Recruiter Martin Smith adds another way to catch a recruiter’s attention: have a clear overview on your profile of what you do and where you are working at the moment.

“We see too often now people have very over-complicated LinkedIn profiles with grand titles such as ‘Procurement Leader/ Top 100 Procurement Influencer/FTSE 100 leader/ Thought Leader and engagement consultant,’” says Smith.

“This can make it confusing and can dilute the message on who they actually are and what they do.”

So drop the multi-hyphenated-super-title in favour of clarity.

4) Reach out to recruiters

Ideally, the recruiters come to you with suitable roles. And they likely will, once you spruce up your profile and get active on LinkedIn.

But if they aren’t chasing you yet, is it ok to approach them directly? Especially if they often post roles that seem ideal?

Of course, says Smith. But brevity is key. 

“Recruiters don’t want you sending them a 10-page document via LinkedIn on why you feel you are appropriate for the job,” Smith points out.

“The market is tough right now and is very candidate-rich and job-light which can be a challenge.

“But if you really want to stand out, send a personal yet succinct message to the recruiter on who you are, what you do and why you want the job with a follow up number and that will get the best engagement.”

Smith says recruiters are very busy at the moment trying to manage candidate expectations in a challenging market, so be considerate. You can still be persistent, but always be courteous.

“A recruiter will see every approach they have and if you look right for a role they will follow up,” Smith advises. 

And it doesn’t hurt to make connections with recruiters long before you need a job.
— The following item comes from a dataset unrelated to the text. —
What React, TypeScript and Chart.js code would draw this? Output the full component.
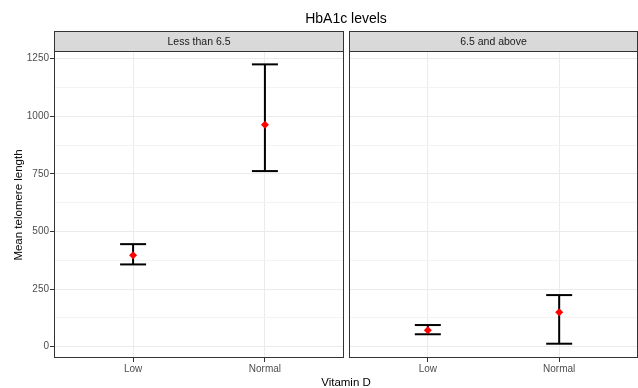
import React, { useEffect, useRef } from 'react';
import { Chart, registerables } from 'chart.js';
Chart.register(...registerables);

const FONT = "'Liberation Sans', Arial, sans-serif";

const chartTitle = 'HbA1c levels';
const panels = ['Less than 6.5', '6.5 and above'];
const categories = ['Low', 'Normal'];
const xTitle = 'Vitamin D';
const yTitle = 'Mean telomere length';

const meanLess = [397, 963];
const lowerLess = [357, 762];
const upperLess = [445, 1225];

const meanAbove = [71, 149];
const lowerAbove = [54, 13];
const upperAbove = [94, 224];

const yMajorTicks = [0, 250, 500, 750, 1000, 1250];
const yMinorTicks = [125, 375, 625, 875, 1125];
const yMin = -49;
const yMax = 1283;
const xMin = 0.4;
const xMax = 2.6;

const panelBorder = {
  id: 'panelBorder',
  afterDraw(chart: any) {
    const { ctx, chartArea: a } = chart;
    ctx.save();
    ctx.strokeStyle = '#333333';
    ctx.lineWidth = 1;
    ctx.strokeRect(a.left + 0.5, a.top + 0.5, a.right - a.left - 1, a.bottom - a.top - 1);
    ctx.restore();
  },
};

function buildConfig(means: number[], lows: number[], highs: number[], isLeft: boolean): any {
  const pts = (vals: number[]) => categories.map((_, i) => ({ x: i + 1, y: vals[i] }));
  const whisker: any[] = [];
  categories.forEach((_, i) => {
    whisker.push({ x: i + 1, y: lows[i] }, { x: i + 1, y: highs[i] }, { x: i + 1.5, y: null });
  });
  const allY = [...yMajorTicks, ...yMinorTicks].sort((a, b) => a - b);
  return {
    type: 'scatter',
    data: {
      datasets: [
        {
          label: 'mean',
          data: pts(means),
          pointStyle: 'rectRot',
          pointRadius: 4,
          pointBackgroundColor: '#FF0000',
          pointBorderColor: '#FF0000',
          pointBorderWidth: 0,
          showLine: false,
        },
        {
          label: 'upper',
          data: pts(highs),
          pointStyle: 'line',
          pointRadius: 13,
          pointBorderColor: '#000000',
          pointBorderWidth: 2,
          showLine: false,
        },
        {
          label: 'lower',
          data: pts(lows),
          pointStyle: 'line',
          pointRadius: 13,
          pointBorderColor: '#000000',
          pointBorderWidth: 2,
          showLine: false,
        },
        {
          label: 'whisker',
          type: 'line',
          data: whisker,
          showLine: true,
          spanGaps: false,
          borderColor: '#000000',
          borderWidth: 2,
          pointRadius: 0,
          fill: false,
        },
      ],
    },
    options: {
      responsive: false,
      animation: false,
      devicePixelRatio: 1,
      events: [],
      layout: {
        autoPadding: false,
        padding: isLeft
          ? { left: 0, top: 51, right: 294, bottom: 0 }
          : { left: 349, top: 51, right: 0, bottom: 0 },
      },
      plugins: { legend: { display: false }, tooltip: { enabled: false }, title: { display: false } },
      scales: {
        x: {
          type: 'linear',
          min: xMin,
          max: xMax,
          afterBuildTicks: (s: any) => {
            s.ticks = categories.map((_, i) => ({ value: i + 1 }));
          },
          afterFit: (s: any) => {
            s.height = 30;
            s.paddingLeft = 0;
            s.paddingRight = 0;
          },
          ticks: {
            callback: (v: number) => categories[Math.round(v) - 1] ?? '',
            color: '#4D4D4D',
            font: { family: FONT, size: 10 },
            padding: 1,
            maxRotation: 0,
            autoSkip: false,
          },
          grid: { color: '#EBEBEB', lineWidth: 1, tickColor: '#333333', tickLength: 4, drawTicks: true },
          border: { display: false },
        },
        y: {
          type: 'linear',
          min: yMin,
          max: yMax,
          afterBuildTicks: (s: any) => {
            s.ticks = allY.map((v) => ({ value: v }));
          },
          afterFit: (s: any) => {
            s.width = isLeft ? 54 : 0;
            s.paddingTop = 0;
            s.paddingBottom = 0;
          },
          ticks: {
            display: isLeft,
            callback: (v: number) => (yMajorTicks.includes(v) ? String(v) : ''),
            color: '#4D4D4D',
            font: { family: FONT, size: 10 },
            padding: 1,
            autoSkip: false,
          },
          grid: {
            color: (ctx: any) => (ctx.tick && yMajorTicks.includes(ctx.tick.value) ? '#EBEBEB' : '#F3F3F3'),
            lineWidth: 1,
            tickColor: (ctx: any) =>
              ctx.tick && yMajorTicks.includes(ctx.tick.value) ? '#333333' : 'rgba(0,0,0,0)',
            tickLength: 4,
            drawTicks: isLeft,
          },
          border: { display: false },
        },
      },
    },
    plugins: [panelBorder],
  };
}

export default function App() {
  const leftRef = useRef<HTMLCanvasElement>(null);
  const rightRef = useRef<HTMLCanvasElement>(null);

  useEffect(() => {
    const c1 = new Chart(leftRef.current as HTMLCanvasElement, buildConfig(meanLess, lowerLess, upperLess, true));
    const c2 = new Chart(rightRef.current as HTMLCanvasElement, buildConfig(meanAbove, lowerAbove, upperAbove, false));
    return () => {
      c1.destroy();
      c2.destroy();
    };
  }, []);

  const canvasStyle: React.CSSProperties = { position: 'absolute', left: 0, top: 0, width: 638, height: 388, display: 'block' };
  const stripStyle = (left: number, width: number): React.CSSProperties => ({
    position: 'absolute',
    left,
    top: 31,
    width,
    height: 21,
    boxSizing: 'border-box',
    border: '1px solid #333333',
    background: '#D9D9D9',
    color: '#1A1A1A',
    fontSize: 10.5,
    lineHeight: '19px',
    textAlign: 'center',
    whiteSpace: 'nowrap',
  });

  return (
    <div style={{ position: 'absolute', left: 0, top: 0, width: 638, height: 388, background: '#FFFFFF', fontFamily: FONT, overflow: 'hidden' }}>
      <canvas ref={leftRef} width={638} height={388} style={canvasStyle} />
      <canvas ref={rightRef} width={638} height={388} style={canvasStyle} />
      <div style={{ position: 'absolute', left: 54, top: 9, width: 584, lineHeight: '18px', fontSize: 14, color: '#000', textAlign: 'center' }}>
        {chartTitle}
      </div>
      <div style={stripStyle(54, 290)}>{panels[0]}</div>
      <div style={stripStyle(349, 289)}>{panels[1]}</div>
      <div style={{ position: 'absolute', left: 54, top: 375, width: 584, lineHeight: '14px', fontSize: 11.5, color: '#000', textAlign: 'center' }}>
        {xTitle}
      </div>
      <div
        style={{
          position: 'absolute',
          left: 18 - 100,
          top: 205 - 7,
          width: 200,
          height: 14,
          lineHeight: '14px',
          fontSize: 11.5,
          color: '#000',
          textAlign: 'center',
          transform: 'rotate(-90deg)',
          whiteSpace: 'nowrap',
        }}
      >
        {yTitle}
      </div>
    </div>
  );
}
“Build your network, reach out to businesses that interest, build relationships with recruiters to help you with your search but ensure it’s a targeted and measured approach without too much distracting noise around the message you want to give,” Smith says.

Emphasis on the word ‘relationship.’

“Don’t be afraid to reach out to potential hiring managers and build a relationship with a soft approach,” says Imelda Walsh, Manager at The Source – the Melbourne-based procurement recruitment firm.  

“Don’t start the conversation asking about job opportunities of course. Don’t just connect with someone without following through with an introduction message to kickstart a relationship that can add value to both parties.” 

5) Ask for recommendations

You can also improve your chances by identifying the right people in your network to ask for LinkedIn recommendations, Walsh says. 

“Be strategic about who to ask for recommendations – professionals that are well connected and respected in your industry and that know the value you bring to a role/organisation,” Walsh advises.

And it’s ok to guide the people who are writing you a recommendation. 

Obviously don’t force words on them, but you can give some pointers to help them write something truly unique to you.

Aimee Bateman from the Undercover Recruiter suggests these guidelines:

  • What is my key strength (include an example) 
  • What did you enjoy about working with me the most (include an example) 
  • What word would you use to describe me and why (include an example) 
  • One problem that you had, which I helped you overcome and how (include example, their feelings, and your action points)

These can help your recommendations stand out from the generic but ever-popular: “Joe is a team player.”

Attract job opportunities to you

This might sound like a lot of work, especially if you’ve not spent much time on LinkedIn before. 

But in strange times like these, you’ll want every advantage you can get your hands on, adds Imelda Walsh.

“If you don’t have an online presence, it’s not a matter of ‘you might be missing out on roles,’ it’s a case of you will be missing out on opportunities,” Walsh warns.

So it’s worth investing the time to make your LinkedIn presence shine. 

And think of the possible rewards. “HR, hiring managers and recruiters will bring opportunities to you instead of you having to apply for roles through various company pages and job boards,” says Walsh.  

So if you’re tired of throwing your CV into the job board black hole, you might want to try the LinkedIn route to your next role.